A TEAL program is compiled using the POST /v2/teal/compile endpoint of algod node (go-algorand reference implementation).

See the algod node API non-normative section for further details.

The node begins by decoding the TEAL source code and converting it into AVM bytecode using the internal assemble function.

⚙️ IMPLEMENTATION

Assembler reference implementation.

The following diagram outlines the steps involved in TEAL assembly:

flowchart TD
    A[Check: _version_ and non-empty program] --> B[Read TEAL program]
    B --> C[Get lexical tokens from line]
    C --> D[Check Statement]
    D --> E[Settle Version and prepare PseudoOps]
    E --> F[Check Labels]
    F --> G[Assemble instruction]
    G -- Next line --> C
    G --> H[Optimize _intcblock_ and _bytecblock_]
    H --> I[Resolve labels]
    I --> J[Return Assembled Stream]

    subgraph Loop
        C
        D
        E
        F
        G
    end

Preliminary Checks

The assembly process begins with two initial checks:

Validating that the program includes a version declaration.
Ensuring the TEAL source is not empty (empty programs are invalid).

For a complete list of all available opcodes by versions, refer to the TEAL normative section

If no version is declared, the assembler uses a placeholder (assemblerNoVersion) that is later replaced with the default compiler version or one specified by a #pragma directive.

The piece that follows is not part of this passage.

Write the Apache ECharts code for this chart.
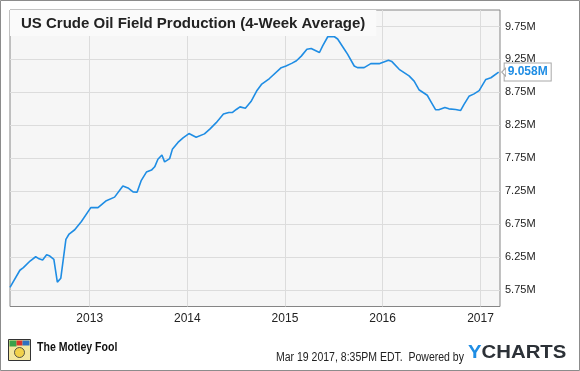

Then the assembler excludes empty strings (as they are not valid in TEAL).

Lexical Tokenization

Next, the assembler reads the program line by line and performs the following steps:

Tokenization
Lines are broken into lexical tokens and extracted. Lines starting with # are treated as preprocessor directives (#pragma, #define).
Statement Parsing
Comments are stripped, and valid instructions are identified. Lines may end with \n or ;.
Statement Handling
- Opcodes are processed based on the official opcode table.
- Pseudo-Opcodes are translated into real opcodes and then assembled.
- Labels (used as jump targets) are recorded for later resolution. The callsub instruction also defines a label.

Constants Optimization

Once all statements are parsed, the assembler optimizes constant blocks to reduce the program size:

intcblock: Reorders integer constants by frequency of use. The most common values are placed first to use the more compact intc_X opcode. This optimization only affects the int pseudo-opcode.
bytecblock: Reorders byte or address constants by frequency of use. The most common values are placed first to use the more compact bytec_X opcode.

Label Resolution

Label targets are resolved into relative byte offsets (2-bytes), pointing from the end of the current instruction to the target.

Finalization

After assembling the program, the resulting bytecode buffer is hashed. The algod API response includes both the assembled bytecode and its hash, completing the compilation process.